Reassessing the future of dressmaking in the men’s wardrobe, Maison Margiela presented its first full Artisanal menswear collection. The show signifies an unrestricted foray onto the territory of haute couture for men in a conversation with a new masculinity in motion.
Opening the doors to the deft skills of creative director John Galliano and the 163 rue Saint-Maur ateliers, the presentation was staged as the house works in view. The collection is exclusively bespoke and will be included in a co-ed Spring – Summer 2019 Défilé show in September.
Paris Fashion Week has become a week of firsts. Virgil Abloh at Louis Vuitton yesterday, Kim Jones at Dior Homme tomorrow and, in the middle of them, John Galliano’s first couture menswear show for Maison Margiela.
Galliano doesn’t call it couture – speaking in a new Margiela podcast, released as the show started, he calls it “artisanal”. “We are trying to define what artisanal means for us,” he said. “It’s rooted in craftsmanship and is the highest form of dressmaking, but for men. Its backbone is in tailoring, but we are trying to further explore the bias cut.”
The bias cut has been central to Galliano’s womenswear aesthetic since the mid-1980s and is something he has used in former roles at Givenchy, Christian Dior and his own-name label. It is not, however, often found in menswear. For those who don’t know what a bias cut is, Galliano went on to explain on the podcast. “If you had a napkin at home and you hold it like a square, and you pull the left and right sides simultaneously, that’s what is called straight of grain. Now turn that around to a diamond and pull the opposite corners – when you pull you will see what happens. There’s a natural elasticity in the fabric and that’s when you hit the true bias.”
For this spring/summer 2019 collection, which was staged at Margiela’s atelier in Paris, Galliano gave himself the task of cutting the bias not from his usual silk-backed crepe, like he would for women, but from English tweeds more in line with Savile Row suiting. They came in sculpted blazers, sweeping coats and satin suits.
“It’s a never-ending learning process with the bias, because each fabric reacts differently … a dialogue develops and you have to be attentive because it’s alive,” he said. “It teaches you, you can’t read about it from a book … you are not forcing it to do anything, it tells you what to do.”
Embroidered kimono jackets, long red plastic macs, bejewelled corsets and acidic vinyl trousers were noteworthy pieces from the rest of the collection, as was the cowboy boot, which was present in his collections for autumn/winter 2018 too.
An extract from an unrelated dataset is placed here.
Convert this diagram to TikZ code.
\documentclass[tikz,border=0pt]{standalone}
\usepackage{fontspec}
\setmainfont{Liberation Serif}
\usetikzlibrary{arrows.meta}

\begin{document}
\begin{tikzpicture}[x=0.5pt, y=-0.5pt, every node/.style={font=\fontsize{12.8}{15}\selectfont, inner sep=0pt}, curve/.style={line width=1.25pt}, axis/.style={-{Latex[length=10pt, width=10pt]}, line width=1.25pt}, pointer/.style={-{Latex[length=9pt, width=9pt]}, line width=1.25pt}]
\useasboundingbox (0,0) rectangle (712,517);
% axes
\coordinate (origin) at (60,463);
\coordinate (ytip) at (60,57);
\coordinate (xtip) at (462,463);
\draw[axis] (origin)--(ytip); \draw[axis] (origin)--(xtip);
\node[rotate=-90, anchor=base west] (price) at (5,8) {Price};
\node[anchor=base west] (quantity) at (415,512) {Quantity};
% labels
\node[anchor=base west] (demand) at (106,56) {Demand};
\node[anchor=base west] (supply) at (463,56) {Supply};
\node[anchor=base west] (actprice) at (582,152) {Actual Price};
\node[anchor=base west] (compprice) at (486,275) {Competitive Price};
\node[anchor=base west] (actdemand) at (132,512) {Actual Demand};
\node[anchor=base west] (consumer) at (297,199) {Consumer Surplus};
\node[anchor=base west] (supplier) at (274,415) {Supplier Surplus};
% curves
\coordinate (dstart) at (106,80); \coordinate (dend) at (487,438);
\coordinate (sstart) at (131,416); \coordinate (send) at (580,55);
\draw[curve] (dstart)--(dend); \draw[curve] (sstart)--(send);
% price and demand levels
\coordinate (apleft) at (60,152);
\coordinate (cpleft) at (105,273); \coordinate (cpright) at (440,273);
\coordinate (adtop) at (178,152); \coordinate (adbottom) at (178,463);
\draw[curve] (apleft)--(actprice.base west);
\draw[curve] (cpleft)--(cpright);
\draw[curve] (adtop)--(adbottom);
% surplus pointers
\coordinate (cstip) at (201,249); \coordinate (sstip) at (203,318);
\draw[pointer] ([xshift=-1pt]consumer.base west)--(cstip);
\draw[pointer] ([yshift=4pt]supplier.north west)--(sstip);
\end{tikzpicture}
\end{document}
The styling was significant. Jackets were nonchalantly thrown over the models’ shoulders to evoke “that spine-tingling moment of an early morning shrug after an after-party, where you don’t actually put the sleeves through your coat, you just put the coat on your shoulders”, said Galliano. Shoulder pads – which were used to give illusions of a cape and, in turn, heroism – evoked a confidence inspired by Humphrey Bogart. “You imagine those early pictures of [him] with the cigarette and with the coat on the shoulders … it’s an attitude, and I have tried to express that through a coat so that we can all have that attitude.”
Galliano also revealed on that podcast that he works with his year-long student placements to put the looks together. “Their view of the world is completely different,” he said. “Of course, one understands it, but you can’t put yourself in those shoes, can you? You can only be alive around these people. As much as they are obsessed with what I do, I am obsessed with what they are thinking, so it’s an ongoing exchange.”
Galliano intended to address gender stereotypes with this collection, to show that cutting skills could help “discover a new sensuality, a new sexuality”. He also revealed that he intended to show his womenswear and menswear collections together as of October. The 34 looks shown today were versions of ready-to-wear pieces that will be shown in three months’ time.
Following his sacking from Dior in 2011 following an alleged antisemitic rant, there has been a lot of focus on Galliano’srehabilitation. Since his appointment at Margiela he has been welcomed back into the industry by many. His recent work for the brand has been well received too; in his first year in the job, revenues increased by 30%.
Combining womenswear and menswear, Galliano explaining himself on the podcast and opening the doors to the brand’s atelier (so attendees could see the in-house designers working away as they entered), it all signalled an evolution for the notoriously anonymous brand and very private designer; its deconstructed aesthetic code now infiltrates its processes too.